Belgrade is the capital and largest city of Serbia. It is located at the confluence of the Sava and Danube rivers, where the Pannonian Plain meets the Balkans.


Serbia, officially the Republic of Serbia, is a state situated at the crossroads of Central and Southeast Europe, covering the southern part of the Pannonian Plain and the central Balkans. Relative to its small territory, it is a diverse country distinguished by a transitional character, situated along cultural, geographic, climatic and other boundaries. For centuries straddling the boundaries between East and West, the territory of Serbia had been divided among the Eastern and Western halves of the Roman Empire; then between Byzantium and the Kingdom of Hungary; and in the Early modern period between the Ottoman Empire and the Habsburg Empire. These overlapping influences have resulted in cultural varieties throughout Serbia; its north leans to the profile of Central Europe, while the south is characteristic of the wider Balkans and even the Mediterranean. There are 377 protected areas of Serbia, encompassing 4,947 square kilometers or 6.4% of the country. Those protected areas include 5 national parks such as Djerdap, Tara, Kopaonik, Fruska Gora and Sar Mountain, 15 nature parks, 15 "landscapes of outstanding features", 61 nature reserves, and 81 natural monuments. Serbia numbers around 7 million residents and its capital, Belgrade, ranks among the largest cities in Southeast Europe

Belgrade lies 116.75 metres above sea level and is located at the confluence of the Danube and Sava rivers. The historical core of Belgrade, Kalemegdan, lies on the right banks of both rivers. Since the 19th century, the city has been expanding to the south and east; after World War II, Novi Beograd (New Belgrade) was built on the left bank of the Sava river, connecting Belgrade with Zemun. The city has an urban area of 360 square kilometres, while together with its metropolitan area it covers 3,223 km2. On the right bank of the Sava, central Belgrade has a hilly terrain, while the highest point of Belgrade proper is Torlak hill at 303 m. The mountains of Avala (511 m) and Kosmaj (628 m) lie south of the city. Across the Sava and Danube, the land is mostly flat, consisting of alluvial plains and loessial plateaus.

Belgrade hosts many annual international cultural events, including the Film Festival, Theatre Festival, Summer Festival, Music Festival, Book Fair, Eurovision Song Contest 2008, and the Beer Fest. The Nobel Prize winning author Ivo Andrić wrote his most famous work, The Bridge on the Drina, in Belgrade. Other prominent Belgrade authors include Branislav Nušić, Miloš Crnjanski, Borislav Pekić, Milorad Pavić and Meša Selimović. Internationally prominent artists from Belgrade: Marina Abramović and Milovan Destil Marković.

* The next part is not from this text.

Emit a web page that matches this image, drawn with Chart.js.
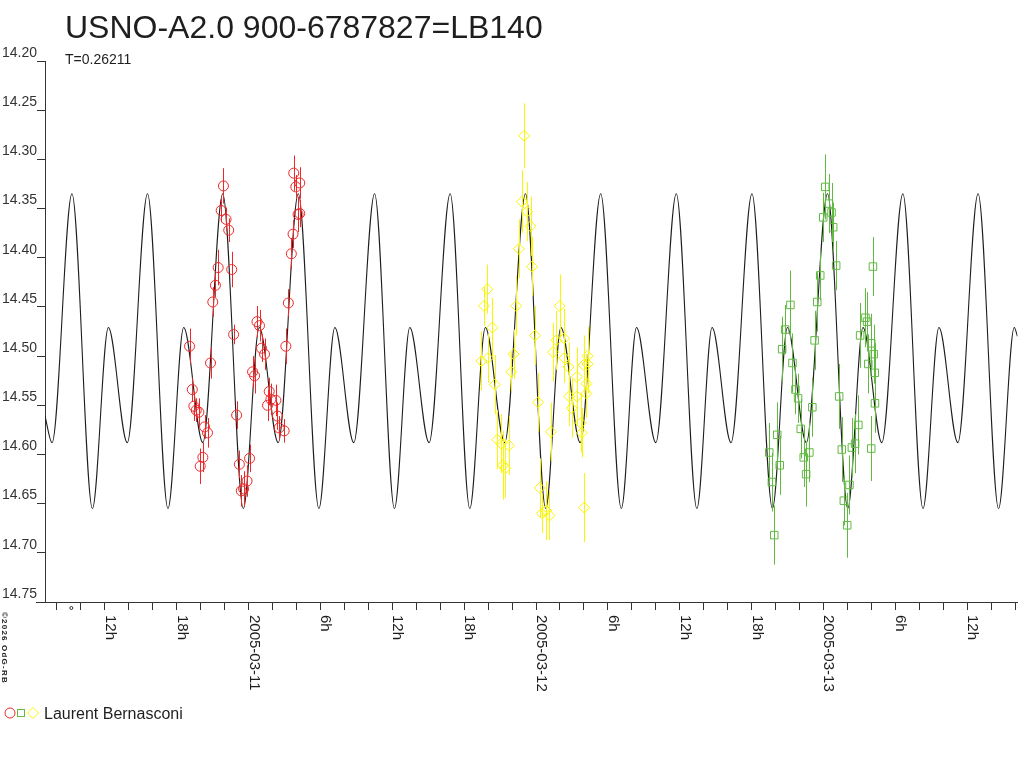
<!DOCTYPE html>
<html>
<head>
<meta charset="utf-8">
<title>USNO-A2.0 900-6787827=LB140</title>
<script src="https://cdn.jsdelivr.net/npm/chart.js@4.4.1/dist/chart.umd.min.js"></script>
<style>
  html, body { margin: 0; padding: 0; background: #fff; }
  #wrap { width: 1024px; height: 768px; }
</style>
</head>
<body>
<div id="wrap"><canvas id="lc" width="1024" height="768"></canvas></div>
<script>
// hours are counted from 2005-03-11 00:00
const titleText = 'USNO-A2.0 900-6787827=LB140';
const subtitleText = 'T=0.26211';
const observer = 'Laurent Bernasconi';
const credit = '\u00a92026 OdG-RB';
const dayLabels = ['2005-03-10', '2005-03-11', '2005-03-12', '2005-03-13'];
const epochHour = -14.8;

// fitted light curve, turning points
const modelHours = [-17, -16.41,
  -14.75, -13.04, -11.71, -10.13,
  -8.44, -6.73, -5.42, -3.82,
  -2.16, -0.44, 0.89, 2.47,
  4.15, 5.87, 7.20, 8.78,
  10.52, 12.18, 13.46, 15.07,
  16.83, 18.47, 19.77, 21.38,
  23.12, 24.81, 26.08, 27.69,
  29.40, 31.12, 32.39, 34.00,
  35.71, 37.43, 38.70, 40.28,
  42.03, 43.74, 44.99, 46.57,
  48.34, 50.03, 51.30, 52.87,
  54.63, 56.31, 57.64, 59.22,
  60.91, 62.62, 63.93, 64.2];
const modelMags = [14.561, 14.588,
  14.335, 14.655, 14.471, 14.588,
  14.335, 14.655, 14.471, 14.588,
  14.335, 14.655, 14.471, 14.588,
  14.335, 14.655, 14.471, 14.588,
  14.335, 14.655, 14.471, 14.588,
  14.335, 14.655, 14.471, 14.588,
  14.335, 14.655, 14.471, 14.588,
  14.335, 14.655, 14.471, 14.588,
  14.335, 14.655, 14.471, 14.588,
  14.335, 14.655, 14.471, 14.588,
  14.335, 14.655, 14.471, 14.588,
  14.335, 14.655, 14.471, 14.588,
  14.335, 14.655, 14.471, 14.480];

// night 1 (red circles)
const redHours = [-4.93, -4.70, -4.57, -4.37, -4.15, -3.68, -3.43, -3.82, -4.04, -3.18,
  -2.99, -2.77, -2.54, -2.10, -2.29, -1.88, -1.66, -1.41, -1.25, -1.00,
  -0.77, -0.61, -0.42, -0.13, 0.08, 0.33, 0.50, 0.70, 0.91, 1.08,
  1.33, 1.72, 1.86, 1.58, 2.28, 2.41, 2.55, 2.97, 3.11, 3.32,
  3.57, 3.71, 4.13, 3.77, 4.27, 3.94, 4.27];
const redMags = [14.490, 14.534, 14.551, 14.555, 14.557, 14.572, 14.578, 14.603, 14.612, 14.507,
  14.445, 14.428, 14.410, 14.327, 14.352, 14.361, 14.372, 14.412, 14.478, 14.560,
  14.610, 14.637, 14.635, 14.627, 14.604, 14.516, 14.520, 14.465, 14.469, 14.492,
  14.498, 14.536, 14.544, 14.550, 14.545, 14.561, 14.573, 14.576, 14.490, 14.446,
  14.396, 14.376, 14.356, 14.314, 14.324, 14.328, 14.355];
const redErrs = [0.018, 0.012, 0.015, 0.012, 0.014, 0.012, 0.015, 0.015, 0.018, 0.016,
  0.015, 0.012, 0.018, 0.018, 0.012, 0.012, 0.012, 0.018, 0.010, 0.014,
  0.014, 0.016, 0.018, 0.016, 0.014, 0.016, 0.018, 0.016, 0.016, 0.014,
  0.016, 0.014, 0.016, 0.016, 0.016, 0.014, 0.012, 0.012, 0.018, 0.014,
  0.016, 0.014, 0.018, 0.018, 0.016, 0.012, 0.014];

// night 2 (yellow diamonds)
const yellowHours = [23.01, 22.82, 23.26, 23.54, 22.57, 23.67, 19.93, 19.66, 22.34, 20.35,
  19.44, 19.99, 22.13, 21.93, 20.55, 23.92, 24.17, 20.76, 21.10, 21.74,
  21.24, 21.43, 24.31, 24.48, 24.83, 25.12, 25.25, 25.97, 25.70, 25.42,
  26.36, 26.36, 26.72, 27.41, 26.78, 27.41, 26.97, 27.74, 27.82, 27.97,
  28.30, 28.21, 28.21, 28.02, 28.30];
const yellowMags = [14.276, 14.343, 14.353, 14.368, 14.391, 14.409, 14.432, 14.449, 14.449, 14.471,
  14.505, 14.502, 14.498, 14.516, 14.529, 14.479, 14.547, 14.585, 14.589, 14.591,
  14.611, 14.614, 14.634, 14.660, 14.657, 14.662, 14.577, 14.449, 14.484, 14.496,
  14.482, 14.502, 14.511, 14.521, 14.541, 14.541, 14.553, 14.568, 14.578, 14.509,
  14.500, 14.528, 14.538, 14.654, 14.508];
const yellowErrs = [0.033, 0.032, 0.030, 0.030, 0.030, 0.030, 0.025, 0.020, 0.030, 0.030,
  0.030, 0.025, 0.025, 0.020, 0.030, 0.030, 0.030, 0.030, 0.030, 0.030,
  0.035, 0.030, 0.030, 0.020, 0.030, 0.025, 0.030, 0.032, 0.030, 0.030,
  0.030, 0.025, 0.025, 0.030, 0.030, 0.030, 0.030, 0.030, 0.025, 0.030,
  0.030, 0.030, 0.025, 0.035, 0.030];

// night 3 (green squares)
const greenHours = [43.89, 43.47, 43.69, 44.14, 44.35, 44.55, 44.80, 45.24, 45.41, 45.66,
  45.88, 46.10, 46.35, 46.55, 46.82, 47.07, 47.26, 47.48, 47.73, 47.98,
  48.15, 48.46, 48.67, 48.81, 49.06, 49.31, 49.53, 49.70, 49.98, 50.17,
  50.37, 50.64, 50.91, 51.06, 51.50, 51.64, 51.74, 51.99, 52.19, 52.28,
  52.30, 51.99, 52.13];
const greenMags = [14.682, 14.598, 14.628, 14.580, 14.611, 14.493, 14.473, 14.448, 14.507, 14.534,
  14.543, 14.574, 14.603, 14.620, 14.598, 14.552, 14.484, 14.445, 14.418, 14.359,
  14.328, 14.345, 14.354, 14.369, 14.408, 14.541, 14.595, 14.647, 14.672, 14.631,
  14.593, 14.589, 14.570, 14.479, 14.461, 14.465, 14.508, 14.487, 14.498, 14.517,
  14.548, 14.594, 14.409];
const greenErrs = [0.030, 0.030, 0.030, 0.033, 0.030, 0.033, 0.025, 0.035, 0.030, 0.025,
  0.025, 0.030, 0.030, 0.033, 0.030, 0.030, 0.030, 0.030, 0.025, 0.025,
  0.033, 0.030, 0.030, 0.025, 0.025, 0.033, 0.033, 0.025, 0.033, 0.030,
  0.030, 0.030, 0.030, 0.033, 0.030, 0.030, 0.030, 0.030, 0.030, 0.030,
  0.030, 0.033, 0.030];

const FONT = "'Liberation Sans', Arial, Helvetica, sans-serif";
const INK = '#1e1e1e';
const RED = 'rgb(238,40,40)';
const YELLOW = 'rgb(250,245,0)';
const GREEN = 'rgb(96,186,64)';

const pts = (hs, ms) => hs.map((h, i) => ({ x: h, y: ms[i] }));

function hourLabel(v) {
  if (v % 6 !== 0) return '';
  const day = Math.floor(v / 24);
  const hr = v - day * 24;
  return hr === 0 ? dayLabels[day + 1] : hr + 'h';
}

const errorSets = [
  { hours: redHours, mags: redMags, errs: redErrs, color: RED },
  { hours: yellowHours, mags: yellowMags, errs: yellowErrs, color: YELLOW },
  { hours: greenHours, mags: greenMags, errs: greenErrs, color: GREEN }
];

const decor = {
  id: 'decor',
  afterDatasetsDraw(chart) {
    const { ctx, chartArea: a, scales: { x, y } } = chart;
    ctx.save();
    ctx.beginPath();
    ctx.rect(a.left, a.top, a.right - a.left, a.bottom - a.top);
    ctx.clip();
    ctx.lineWidth = 1;
    errorSets.forEach(s => {
      ctx.strokeStyle = s.color;
      ctx.beginPath();
      s.hours.forEach((h, i) => {
        const px = Math.round(x.getPixelForValue(h)) + 0.5;
        ctx.moveTo(px, y.getPixelForValue(s.mags[i] - s.errs[i]));
        ctx.lineTo(px, y.getPixelForValue(s.mags[i] + s.errs[i]));
      });
      ctx.stroke();
    });
    ctx.restore();
  },
  afterDraw(chart) {
    const { ctx, chartArea: a, scales: { x } } = chart;
    ctx.save();
    ctx.fillStyle = INK;
    ctx.strokeStyle = '#333';
    ctx.textAlign = 'left';
    ctx.textBaseline = 'alphabetic';

    ctx.font = '32px ' + FONT;
    ctx.fillText(titleText, 65, 38);
    ctx.font = '14px ' + FONT;
    ctx.fillText(subtitleText, 65, 64);

    // x axis runs a little past the y axis
    ctx.lineWidth = 1;
    ctx.beginPath();
    ctx.moveTo(36, a.bottom + 0.5);
    ctx.lineTo(a.left, a.bottom + 0.5);
    ctx.stroke();

    // epoch mark
    ctx.beginPath();
    ctx.arc(x.getPixelForValue(epochHour), a.bottom + 6, 1.5, 0, Math.PI * 2);
    ctx.stroke();

    // rotated time labels
    ctx.font = '15px ' + FONT;
    x.ticks.forEach(t => {
      const label = hourLabel(t.value);
      if (!label) return;
      ctx.save();
      ctx.translate(x.getPixelForValue(t.value) + 1, a.bottom + 13);
      ctx.rotate(Math.PI / 2);
      ctx.fillText(label, 0, 0);
      ctx.restore();
    });

    // credit
    ctx.save();
    ctx.font = 'bold 8px ' + FONT;
    ctx.letterSpacing = '1.2px';
    ctx.translate(2, 612);
    ctx.rotate(Math.PI / 2);
    ctx.fillText(credit, 0, 0);
    ctx.restore();

    // legend
    const ly = 713;
    ctx.lineWidth = 1;
    ctx.strokeStyle = RED;
    ctx.beginPath();
    ctx.arc(10, ly, 5, 0, Math.PI * 2);
    ctx.stroke();
    ctx.strokeStyle = GREEN;
    ctx.strokeRect(17.5, ly - 3.5, 7, 7);
    ctx.strokeStyle = YELLOW;
    ctx.beginPath();
    ctx.moveTo(33, ly - 5.5);
    ctx.lineTo(38.5, ly);
    ctx.lineTo(33, ly + 5.5);
    ctx.lineTo(27.5, ly);
    ctx.closePath();
    ctx.stroke();
    ctx.fillStyle = INK;
    ctx.font = '16px ' + FONT;
    ctx.fillText(observer, 44, 719);
    ctx.restore();
  }
};

const markerSet = (data, style, color, radius) => ({
  data: data,
  pointStyle: style,
  pointRadius: radius,
  pointHoverRadius: radius,
  pointBorderWidth: 1,
  pointBorderColor: color,
  pointBackgroundColor: 'rgba(0,0,0,0)',
  showLine: false
});

new Chart(document.getElementById('lc'), {
  type: 'scatter',
  data: {
    datasets: [
      markerSet(pts(redHours, redMags), 'circle', RED, 5),
      markerSet(pts(yellowHours, yellowMags), 'rectRot', YELLOW, 5.5),
      markerSet(pts(greenHours, greenMags), 'rect', GREEN, 5.3),
      {
        data: pts(modelHours, modelMags),
        showLine: true,
        borderColor: INK,
        borderWidth: 1.1,
        pointRadius: 0,
        pointHoverRadius: 0,
        cubicInterpolationMode: 'monotone',
        fill: false
      }
    ]
  },
  options: {
    responsive: false,
    animation: false,
    devicePixelRatio: 1,
    layout: { padding: { top: 61, left: 0, right: 2, bottom: 0 } },
    plugins: {
      legend: { display: false },
      tooltip: { enabled: false }
    },
    scales: {
      x: {
        type: 'linear',
        min: -17,
        max: 64.2,
        afterFit: s => { s.height = 166; },
        ticks: { stepSize: 2, includeBounds: false, display: false },
        grid: { drawOnChartArea: false, drawTicks: true, tickLength: 8, color: '#333' },
        border: { color: '#333', width: 1 }
      },
      y: {
        type: 'linear',
        reverse: true,
        min: 14.20,
        max: 14.75,
        afterFit: s => { s.width = 45; },
        ticks: {
          stepSize: 0.05,
          padding: 0,
          labelOffset: -8,
          color: '#333',
          font: { family: FONT, size: 14 },
          callback: v => v.toFixed(2)
        },
        grid: { drawOnChartArea: false, drawTicks: true, tickLength: 8, color: '#333' },
        border: { color: '#333', width: 1 }
      }
    }
  },
  plugins: [decor]
});
</script>
</body>
</html>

The historic areas and buildings of Belgrade are among the city's primary attractions. They include Skadarlija, the National Museum and adjacent National Theatre, Zemun, Nikola Pašić Square, Terazije, Students' Square, the Kalemegdan Fortress, Knez Mihailova Street, the Parliament, the Church of Saint Sava, and the Old Palace. On top of this, there are many parks, monuments, museums, cafés, restaurants and shops on both sides of the river. The hilltop Avala Monument and Avala Tower offer views over the city.